Not at all. There is no evidence that the translator’s Greek copy was any more defective than any normal ms would have been. Arzhanov offers no evidence to the contrary. Moreover, as I demonstrated in the book, the translator had a good understanding of a difficult text. He did not yet have a stable tradition of Syriac renderings with which to work, and this is the explanation for his inconsistencies–they are the inconsis-tencies of an experimenter, not those of a confused tyro. This would suggest that, far from being the product of a pre-existing pedagogical tradition, this translator was working in something of a vacuum. He was inventing a field largely de novo, and was remarkably successful.
6. The Case of J
Finally, Arzhanov offers a beneficial analysis of the tradition of Jacob’s translation, something I only touched upon in the book by way of an appendix. A future analysis needs, however, to check again that the errors of MV are also found in BP. There are (see p.287) a few shared MV errors; this “should” mean that these errors are found throughout the tradition back to [ω] and hence “must” be in BP as well. If BP have any right readings where MV are in error, then the stemma will need further rethinking. But this is only a minor suggestion.
Summary
Housman pointed out that “people come upon this field bringing with them prepossessions and preferences; they are not willing to look all facts in the face, nor to draw the most probable conclusion unless it is also the most agreeable conclusion.”2 The easiest way to treat the unicum ms of the Syriac Categories would have been always to assume that the translator was at fault and that the text as transmitted, barring only the most obvious errors, is in all major particulars the text that came off the desk of the translator. Were it so, we could confidently reconstruct his Vorlage and also describe in some detail his technical failings. However, it was not so. The text was poorly treated in the years between original translation and extant copy. The translator, albeit that he was an experimenter and a pioneer, had a strong grip on his task and executed it remarkably well. This places the onus on any editor to make every effort to present to the wider reading public, and especially to editors of the Greek Aristotle, the actual words that the translator most likely wrote, and this requires more conjectural emendation than is found in many other Syriac texts.
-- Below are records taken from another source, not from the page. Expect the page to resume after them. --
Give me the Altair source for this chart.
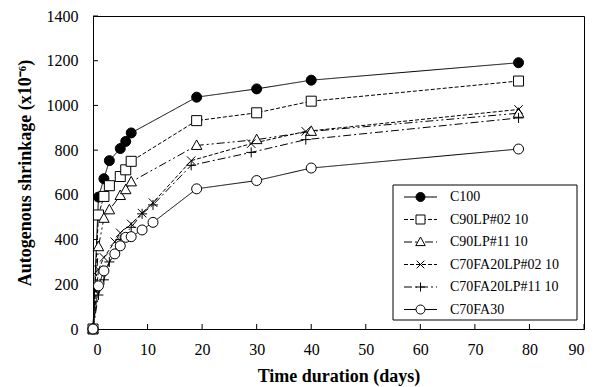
import altair as alt
import pandas as pd

series = ["C100", "C90LP#02 10", "C90LP#11 10", "C70FA20LP#02 10", "C70FA20LP#11 10", "C70FA30"]

days_c100 = [0, 1, 2, 3, 5, 6, 7, 19, 30, 40, 78]
vals_c100 = [0, 590, 672, 753, 807, 839, 877, 1037, 1074, 1113, 1191]

days_c90_02 = [0, 1, 2, 3, 5, 6, 7, 19, 30, 40, 78]
vals_c90_02 = [0, 510, 593, 641, 682, 712, 750, 932, 967, 1019, 1109]

days_c90_11 = [0, 1, 2, 3, 5, 6, 7, 19, 30, 40, 78]
vals_c90_11 = [0, 368, 495, 533, 597, 623, 658, 821, 847, 884, 965]

days_c70_02 = [0, 1, 2, 4, 5, 7, 9, 11, 18, 29, 39, 78]
vals_c70_02 = [0, 265, 320, 390, 430, 470, 518, 565, 753, 829, 884, 982]

days_c70_11 = [0, 1, 2, 3, 5, 7, 9, 11, 18, 29, 39, 78]
vals_c70_11 = [0, 152, 220, 300, 400, 455, 515, 555, 732, 790, 847, 944]

days_c70fa30 = [0, 1, 2, 4, 5, 6, 7, 9, 11, 19, 30, 40, 78]
vals_c70fa30 = [0, 193, 260, 336, 372, 410, 413, 443, 477, 627, 664, 720, 805]

x_ticks = list(range(0, 91, 10))
y_ticks = list(range(0, 1401, 200))

all_days = [days_c100, days_c90_02, days_c90_11, days_c70_02, days_c70_11, days_c70fa30]
all_vals = [vals_c100, vals_c90_02, vals_c90_11, vals_c70_02, vals_c70_11, vals_c70fa30]

rows = []
for name, ds, vs in zip(series, all_days, all_vals):
    for d, v in zip(ds, vs):
        rows.append({"series": name, "day": d, "value": v})
df = pd.DataFrame(rows)
xt_df = pd.DataFrame({"xt": x_ticks})
yt_df = pd.DataFrame({"yt": y_ticks})
leg_df = pd.DataFrame({"series": series})
box_df = pd.DataFrame({"k": [0]})

dashes = [[1, 0], [4, 2], [8, 3, 2, 3, 2, 3], [4, 2], [8, 3, 2, 3], [1, 0]]
fills = ["black", "white", "white", "white", "white", "white"]

circle = "M-1,0A1,1 0 1,0 1,0A1,1 0 1,0 -1,0Z"
square = "M-1,-1L1,-1L1,1L-1,1Z"
tri = "M0,-1.1L1.05,0.8L-1.05,0.8Z"
xmark = "M-0.85,-0.85L0.85,0.85M-0.85,0.85L0.85,-0.85"
plus = "M-1,0L1,0M0,-1L0,1"
marker_paths = [circle, square, tri, xmark, plus, circle]

W, H = 491, 313
TICK = 5
xs = alt.Scale(domain=[0, 90], nice=False)
ys = alt.Scale(domain=[0, 1400], nice=False)
dash_enc = alt.StrokeDash("series:N", scale=alt.Scale(domain=series, range=dashes), legend=None)
shape_enc = alt.Shape("series:N", scale=alt.Scale(domain=series, range=marker_paths), legend=None)
fill_enc = alt.Fill("series:N", scale=alt.Scale(domain=series, range=fills), legend=None)

lines = alt.Chart(df).mark_line(color="black", strokeWidth=1).encode(
    x=alt.X("day:Q", scale=xs, axis=alt.Axis(
        orient="bottom", values=x_ticks, ticks=False, tickSize=0, labelPadding=12, format="d",
        title="Time duration (days)", titlePadding=10, grid=False)),
    y=alt.Y("value:Q", scale=ys, axis=alt.Axis(
        orient="left", values=y_ticks, ticks=False, tickSize=0, labelPadding=15, format="d",
        title="Autogenous shrinkage (x10⁻⁶)", titlePadding=12, grid=False)),
    strokeDash=dash_enc,
    detail="series:N",
)

# inward-pointing tick marks placed through the axis scales
xtick_layer = alt.Chart(xt_df).transform_calculate(
    ty=f"{H}", ty2=f"{H - TICK}"
).mark_rule(color="black", strokeWidth=1).encode(
    x=alt.X("xt:Q", scale=xs),
    x2=alt.X2("xt"),
    y=alt.Y("ty:Q", scale=None, axis=None),
    y2=alt.Y2("ty2"),
)
ytick_layer = alt.Chart(yt_df).transform_calculate(
    tx="0", tx2=f"{TICK}"
).mark_rule(color="black", strokeWidth=1).encode(
    y=alt.Y("yt:Q", scale=ys),
    y2=alt.Y2("yt"),
    x=alt.X("tx:Q", scale=None, axis=None),
    x2=alt.X2("tx2"),
)

points = alt.Chart(df).mark_point(filled=True, stroke="black", strokeWidth=1, size=100, opacity=1).encode(
    x=alt.X("day:Q", scale=xs),
    y=alt.Y("value:Q", scale=ys),
    shape=shape_enc,
    fill=fill_enc,
)

# legend drawn inside the plot, rows taken from the series list
LX0, LX1, LY0, LY1 = 300, 484, 169, 304
ROW0, ROWSTEP = 181, 22.5
legend_base = alt.Chart(leg_df).transform_window(
    rn="row_number()"
).transform_calculate(ly=f"{ROW0} + (datum.rn - 1) * {ROWSTEP}")

legend_box = alt.Chart(box_df).mark_rect(fill="white", stroke="black", strokeWidth=1).encode(
    x=alt.value(LX0), x2=alt.value(LX1), y=alt.value(LY0), y2=alt.value(LY1),
)
legend_lines = legend_base.mark_rule(color="black", strokeWidth=1).encode(
    x=alt.value(311), x2=alt.value(344),
    y=alt.Y("ly:Q", scale=None, axis=None),
    strokeDash=dash_enc,
)
legend_marks = legend_base.mark_point(filled=True, stroke="black", strokeWidth=1, size=81, opacity=1).encode(
    x=alt.value(327.5),
    y=alt.Y("ly:Q", scale=None, axis=None),
    shape=shape_enc,
    fill=fill_enc,
)
legend_text = legend_base.mark_text(
    align="left", baseline="middle", font="Liberation Serif", fontSize=14, color="black"
).encode(
    x=alt.value(357),
    y=alt.Y("ly:Q", scale=None, axis=None),
    text="series:N",
)

chart = alt.layer(
    lines, xtick_layer, ytick_layer, points,
    legend_box, legend_lines, legend_marks, legend_text
).properties(
    width=W, height=H,
    background="white",
    autosize=alt.AutoSizeParams(type="none"),
    padding={"left": 93, "top": 16, "right": 19, "bottom": 58},
).configure_view(stroke="black", strokeWidth=1).configure_axis(
    labelFont="Liberation Serif", labelFontSize=16, labelColor="black",
    titleFont="Liberation Serif", titleFontSize=18, titleFontWeight="bold", titleColor="black",
    domainColor="black", tickColor="black", domainWidth=1,
)

chart.save("out.html", embed_options={"renderer": "svg", "actions": False})
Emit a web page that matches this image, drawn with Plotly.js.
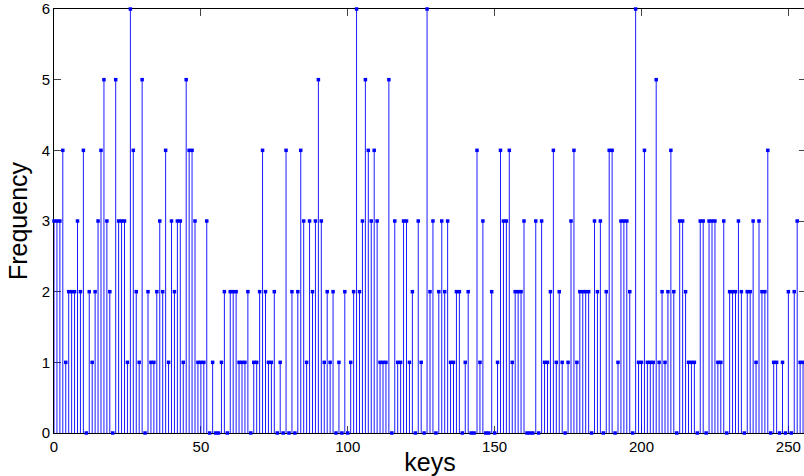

An editor who surrenders that responsibility might as well just publish an online digital copy of the manuscript.
Nonetheless the presentation of the material does not, in the event, rely upon this conclusion. The text presented in the edition is, as with any critical edition, a reconstruction based on editorial judgement. The data needed to analyse this editorial work is all present in the footnotes, tersely yet clearly laid out. Where there are errors in the edition, corrigenda are to be welcomed. They are not errors in the principles being applied. Editors such as myself also warmly welcome variant judge-ments on individual emendations–indeed this is how knowledge progresses.
But Arzhanov has mistaken one species of criticism for another. Having found my critical edition a difficult instru-mentum for the realization of his own goal of producing a diplomatic edition of the same text, he has misread both its principles and their application.
Footnotes
1 D. Gutas, Theophrastus On First Principles (Known as his Metaphysics), Brill, Leiden & Boston 2010 (Philosophia Antiqua, 119), p.99.
2 A. E. Housman, “The Application of Thought to Textual Criticism,” Proceedings of the Classical Association 18 (1921), 67-84, at p.71.